The UK Prudential Regulation Authority released today near-final rules for parts of Basel 3.1, which are now set to live on 1 July 2025. Coverage areas include market risk, CVA and counterparty credit risk, operational risk and currency redenomination. Of note:
Market risk: to introduce new requirements for determining which positions should be allocated to the trading book and two new approaches for calculating market risk capital requirements, which replace the existing methodologies: the advanced standardised approach (ASA), a risk-sensitive approach for firms without permission to use an IM; and the internal model approach (IMA). The proposals retained and updated the existing SA as a simplified standardised approach (SSA) for firms with small or simple trading activities and retained the existing derogation for small trading book business, which permits firms with very limited trading activity to use the credit risk approach to measure market risk.

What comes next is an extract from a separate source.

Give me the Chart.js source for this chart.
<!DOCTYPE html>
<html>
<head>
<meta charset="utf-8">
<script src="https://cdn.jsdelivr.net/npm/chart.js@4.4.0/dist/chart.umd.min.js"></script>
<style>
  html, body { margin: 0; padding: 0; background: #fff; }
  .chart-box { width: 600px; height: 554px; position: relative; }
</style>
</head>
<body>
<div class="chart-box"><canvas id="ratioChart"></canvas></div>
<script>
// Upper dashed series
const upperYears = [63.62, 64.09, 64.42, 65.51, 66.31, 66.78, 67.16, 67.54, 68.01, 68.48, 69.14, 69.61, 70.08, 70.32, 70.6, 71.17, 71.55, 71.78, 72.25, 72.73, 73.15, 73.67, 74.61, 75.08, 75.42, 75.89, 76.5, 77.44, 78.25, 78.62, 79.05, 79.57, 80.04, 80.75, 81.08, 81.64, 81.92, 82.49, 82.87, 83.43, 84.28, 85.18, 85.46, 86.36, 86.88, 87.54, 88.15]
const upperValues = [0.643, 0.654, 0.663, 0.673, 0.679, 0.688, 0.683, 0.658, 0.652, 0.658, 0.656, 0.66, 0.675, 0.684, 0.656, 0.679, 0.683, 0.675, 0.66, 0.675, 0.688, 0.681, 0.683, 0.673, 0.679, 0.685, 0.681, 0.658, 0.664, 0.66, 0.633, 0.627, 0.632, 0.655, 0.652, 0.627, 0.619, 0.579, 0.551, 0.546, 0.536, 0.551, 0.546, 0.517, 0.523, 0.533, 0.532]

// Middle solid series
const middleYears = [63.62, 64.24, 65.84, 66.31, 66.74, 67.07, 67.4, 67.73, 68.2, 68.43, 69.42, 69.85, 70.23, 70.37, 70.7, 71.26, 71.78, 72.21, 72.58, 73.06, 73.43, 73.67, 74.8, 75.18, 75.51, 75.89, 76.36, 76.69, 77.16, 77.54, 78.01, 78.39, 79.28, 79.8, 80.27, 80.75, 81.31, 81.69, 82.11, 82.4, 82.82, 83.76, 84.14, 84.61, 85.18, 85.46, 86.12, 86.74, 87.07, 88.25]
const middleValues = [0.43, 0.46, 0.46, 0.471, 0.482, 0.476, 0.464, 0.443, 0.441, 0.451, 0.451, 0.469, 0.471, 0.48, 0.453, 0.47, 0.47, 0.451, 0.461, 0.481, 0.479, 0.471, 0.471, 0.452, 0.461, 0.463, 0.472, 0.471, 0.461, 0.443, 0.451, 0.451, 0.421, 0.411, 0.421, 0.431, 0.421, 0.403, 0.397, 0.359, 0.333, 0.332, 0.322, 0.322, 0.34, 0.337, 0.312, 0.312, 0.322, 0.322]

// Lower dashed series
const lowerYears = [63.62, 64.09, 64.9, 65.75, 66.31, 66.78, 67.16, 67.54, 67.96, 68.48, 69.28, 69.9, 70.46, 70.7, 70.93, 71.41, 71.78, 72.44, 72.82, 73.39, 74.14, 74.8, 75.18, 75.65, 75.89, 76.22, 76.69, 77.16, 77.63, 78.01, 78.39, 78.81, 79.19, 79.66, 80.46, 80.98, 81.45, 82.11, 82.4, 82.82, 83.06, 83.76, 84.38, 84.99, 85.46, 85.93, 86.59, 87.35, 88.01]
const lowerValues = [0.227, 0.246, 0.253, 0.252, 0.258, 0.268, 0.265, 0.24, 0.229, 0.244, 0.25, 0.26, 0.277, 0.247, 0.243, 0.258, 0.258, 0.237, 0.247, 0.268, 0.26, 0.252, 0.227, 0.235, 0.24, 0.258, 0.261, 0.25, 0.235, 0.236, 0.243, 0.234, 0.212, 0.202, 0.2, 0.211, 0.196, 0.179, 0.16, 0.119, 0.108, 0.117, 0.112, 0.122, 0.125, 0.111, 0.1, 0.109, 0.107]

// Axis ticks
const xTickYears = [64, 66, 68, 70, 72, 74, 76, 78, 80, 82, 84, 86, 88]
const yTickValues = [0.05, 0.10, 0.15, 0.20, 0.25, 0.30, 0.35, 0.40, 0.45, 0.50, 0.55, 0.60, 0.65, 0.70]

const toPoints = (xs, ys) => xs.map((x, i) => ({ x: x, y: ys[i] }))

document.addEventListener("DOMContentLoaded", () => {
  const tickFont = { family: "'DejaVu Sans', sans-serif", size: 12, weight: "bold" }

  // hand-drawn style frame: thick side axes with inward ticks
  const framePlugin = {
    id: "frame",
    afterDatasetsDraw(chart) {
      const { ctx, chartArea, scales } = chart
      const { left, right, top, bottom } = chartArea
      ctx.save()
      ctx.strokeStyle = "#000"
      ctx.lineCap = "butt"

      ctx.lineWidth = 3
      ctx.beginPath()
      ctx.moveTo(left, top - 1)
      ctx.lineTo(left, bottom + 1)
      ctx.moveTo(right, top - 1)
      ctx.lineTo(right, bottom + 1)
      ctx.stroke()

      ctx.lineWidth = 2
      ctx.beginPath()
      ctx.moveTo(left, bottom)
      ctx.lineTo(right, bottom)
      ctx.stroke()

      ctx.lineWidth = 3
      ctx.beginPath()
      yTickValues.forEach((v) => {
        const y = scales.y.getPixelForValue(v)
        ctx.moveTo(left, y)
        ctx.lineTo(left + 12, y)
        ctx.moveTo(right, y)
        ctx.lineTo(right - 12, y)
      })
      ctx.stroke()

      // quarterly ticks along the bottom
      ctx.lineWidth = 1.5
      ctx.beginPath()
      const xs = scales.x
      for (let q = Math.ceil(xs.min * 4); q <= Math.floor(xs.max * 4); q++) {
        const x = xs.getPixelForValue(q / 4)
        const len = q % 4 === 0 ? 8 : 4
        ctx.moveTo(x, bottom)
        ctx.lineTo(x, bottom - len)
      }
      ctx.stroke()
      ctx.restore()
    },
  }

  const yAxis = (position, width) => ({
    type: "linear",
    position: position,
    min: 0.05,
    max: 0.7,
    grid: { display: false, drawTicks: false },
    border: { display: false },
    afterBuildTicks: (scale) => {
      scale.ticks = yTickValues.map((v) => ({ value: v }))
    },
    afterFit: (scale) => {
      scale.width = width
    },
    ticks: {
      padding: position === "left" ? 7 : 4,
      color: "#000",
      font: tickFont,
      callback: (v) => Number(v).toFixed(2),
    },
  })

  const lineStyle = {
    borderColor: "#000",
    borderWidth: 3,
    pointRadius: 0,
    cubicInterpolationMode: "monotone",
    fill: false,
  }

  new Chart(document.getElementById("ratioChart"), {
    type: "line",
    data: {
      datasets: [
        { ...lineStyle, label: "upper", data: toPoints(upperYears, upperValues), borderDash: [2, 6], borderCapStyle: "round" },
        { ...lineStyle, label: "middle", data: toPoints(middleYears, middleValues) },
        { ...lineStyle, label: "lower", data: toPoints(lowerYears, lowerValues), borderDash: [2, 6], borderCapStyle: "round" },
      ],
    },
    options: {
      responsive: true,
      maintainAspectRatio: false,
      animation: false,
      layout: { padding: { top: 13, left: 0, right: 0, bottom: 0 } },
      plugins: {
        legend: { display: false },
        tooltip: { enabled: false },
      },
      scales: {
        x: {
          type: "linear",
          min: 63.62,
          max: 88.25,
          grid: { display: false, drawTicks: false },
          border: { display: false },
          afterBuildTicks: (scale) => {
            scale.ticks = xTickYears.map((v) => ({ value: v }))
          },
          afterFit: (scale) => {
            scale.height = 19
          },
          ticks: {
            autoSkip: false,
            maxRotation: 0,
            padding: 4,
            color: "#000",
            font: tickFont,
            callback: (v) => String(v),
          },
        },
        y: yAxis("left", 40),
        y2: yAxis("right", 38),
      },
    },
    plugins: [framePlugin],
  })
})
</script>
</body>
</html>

CVA and counterparty credit risk: to introduce three new approaches for calculating the CVA risk capital requirement to replace the existing methodologies: the fall-back alternative approach (AA-CVA) for firms with limited exposure to non-centrally cleared derivatives; the basic approach (BA-CVA); and the standardised approach (SA-CVA). The proposals also adjusted the calibration of the existing standardised approach for counterparty credit risk (SA-CCR) where the PRA considers it to be overly conservative, and removed certain existing exemptions from CVA capital requirements for transactions that the PRA considers have material CVA risk.